Praktek ruqyah dapat dilakukan baik secara individul atau secara massal yang disetarakan dengan pengobatan massal. Beberapa ulama dalam
kitab-kitab hadits mereka (seperti Imam Al-Bukhori, At Tirmidzi dan Abu Dawud)
memberi penjelasan tentang Ruqyah dalam Bab At Thibb (Pengobatan). Dalam
praktek Ruqyah Syar’iyyah (individual atau secara massal) inilah nilai-nilai dakwah
dengan menanamkan kebersihan Aqidah dan ke-shohihan ibadah secara hikmah dapat
kita sampaikan dan mau’izhoh hasanah secara efektif bisa kita ungkapkan(الرُّقْيَةُ الدَّعْوِيَّة) .

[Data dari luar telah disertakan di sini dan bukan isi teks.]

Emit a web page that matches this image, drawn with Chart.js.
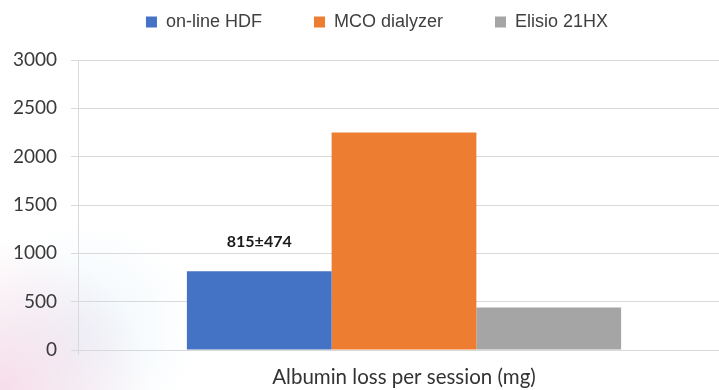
<!DOCTYPE html>
<html>
<head>
<meta charset="utf-8">
<title>Albumin loss per session</title>
<script src="https://cdn.jsdelivr.net/npm/chart.js@4.4.1/dist/chart.umd.min.js"></script>
<style>
  html, body { margin: 0; padding: 0; overflow: hidden; }
  body {
    width: 719px;
    height: 390px;
    background:
      radial-gradient(circle at 0% 100%, rgba(240, 190, 212, 0.5) 0, rgba(240, 190, 212, 0) 150px),
      radial-gradient(circle at 12% 85%, rgba(200, 226, 242, 0.3) 0, rgba(200, 226, 242, 0) 110px),
      #fff;
  }
  /* plot runs a little past the right edge in the original */
  #wrap { position: relative; width: 730px; height: 390px; }
</style>
</head>
<body>
<div id="wrap"><canvas id="albumin-chart"></canvas></div>
<script>
// data
const categories = ['Albumin loss per session (mg)'];
const seriesNames = ['on-line HDF', 'MCO dialyzer', 'Elisio 21HX'];
const hdfValues = [815];
const mcoValues = [2250];
const elisioValues = [440];
const barNotes = ['815±474', '', ''];   // text above each series' bar
const yTicks = [0, 500, 1000, 1500, 2000, 2500, 3000];

const colors = ['#4472C4', '#ED7D31', '#A5A5A5'];
const gridColor = '#d9d9d9';

// writes the note above a bar
const barNotePlugin = {
    id: 'barNote',
    afterDatasetsDraw(chart) {
        const ctx = chart.ctx;
        ctx.save();
        ctx.font = 'bold 16px Lato';
        ctx.fillStyle = '#1a1a1a';
        ctx.textAlign = 'center';
        ctx.textBaseline = 'middle';
        barNotes.forEach((note, i) => {
            if (!note) return;
            const bar = chart.getDatasetMeta(i).data[0];
            ctx.fillText(note, bar.x, bar.y - 29);
        });
        ctx.restore();
    }
};

// legend items sit higher and a bit right of where Chart.js centres them
// (only the top moves, the bottom stays so the legend clip keeps the text)
const legendNudge = {
    id: 'legendNudge',
    afterLayout(chart) {
        const lg = chart.legend;
        lg.top -= 39;
        lg.left += 12;
        lg.right += 12;
    }
};

const ctx = document.getElementById('albumin-chart').getContext('2d');
new Chart(ctx, {
    type: 'bar',
    data: {
        labels: categories,
        datasets: [
            { label: seriesNames[0], data: hdfValues, backgroundColor: colors[0] },
            { label: seriesNames[1], data: mcoValues, backgroundColor: colors[1] },
            { label: seriesNames[2], data: elisioValues, backgroundColor: colors[2] }
        ]
    },
    options: {
        responsive: true,
        maintainAspectRatio: false,
        animation: false,
        datasets: {
            bar: {
                categoryPercentage: 0.666,
                barPercentage: 1.0,
                borderWidth: 0
            }
        },
        plugins: {
            legend: {
                position: 'top',
                maxHeight: 60,
                labels: {
                    boxWidth: 11,
                    boxHeight: 11,
                    padding: 52,
                    color: '#404040',
                    font: { family: 'Liberation Sans', size: 18 }
                }
            },
            tooltip: { enabled: false }
        },
        scales: {
            x: {
                grid: {
                    display: true,
                    drawOnChartArea: false,
                    drawTicks: true,
                    tickLength: 5,
                    color: gridColor
                },
                border: { display: true, color: gridColor },
                ticks: {
                    padding: 10,
                    color: '#333333',
                    font: { family: 'Lato', size: 20.5 }
                },
                afterFit(scale) {
                    scale.height = 40;
                }
            },
            y: {
                min: yTicks[0],
                max: yTicks[yTicks.length - 1],
                grid: {
                    color: gridColor,
                    tickLength: 7
                },
                border: { display: true, color: gridColor },
                ticks: {
                    stepSize: yTicks[1] - yTicks[0],
                    padding: 14,
                    color: '#3a3a3a',
                    font: { family: 'Lato', size: 19 },
                    callback: value => String(value)
                },
                afterFit(scale) {
                    scale.width = 78;
                }
            }
        }
    },
    plugins: [barNotePlugin, legendNudge]
});
</script>
</body>
</html>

Meruqyah juga tidak dikhususkan hanya bisa dilakukan oleh
orang-orang tertentu. Bagaimanapun juga Ruqyah adalah salah satu warisan
RosuluLLah SAW kepada semua umatnya sebagaimana ajaran-ajaran beliau yang lain.
Selama syarat--syarat sebagai muslim yang ‘baik’ secara minimal
dapat kita penuhi, insya ALLAH kita semua dapat meruqyah. Syarat-syarat
(minimal) tersebut adalah Bersih Aqidah
kita dan Benar Ibadah kita sesuai
yang diajarkan oleh RosuluLLah saw.
Semoga semakin banyaklah kaum muslimin yang bisa melakukan
peruqyahan syar’iyyah, paling tidak untuk diri sendiri dan keluarganya. Dengan
demikian semakin banyak pula masyarakat kita yang terselamatkan dan mau meninggalkan ruqyah-ruqyah syirkiyyah (terapi
yang mengandung kesyirikan) dengan beralih kepada Ruqyah Syar’iyyah. Dan semoga
masyarakat kita dapat merasakan hidup berkah yang sebenarnya setelah terlepas
dari kekeliruan-kekeliruannya tersebut. Amin.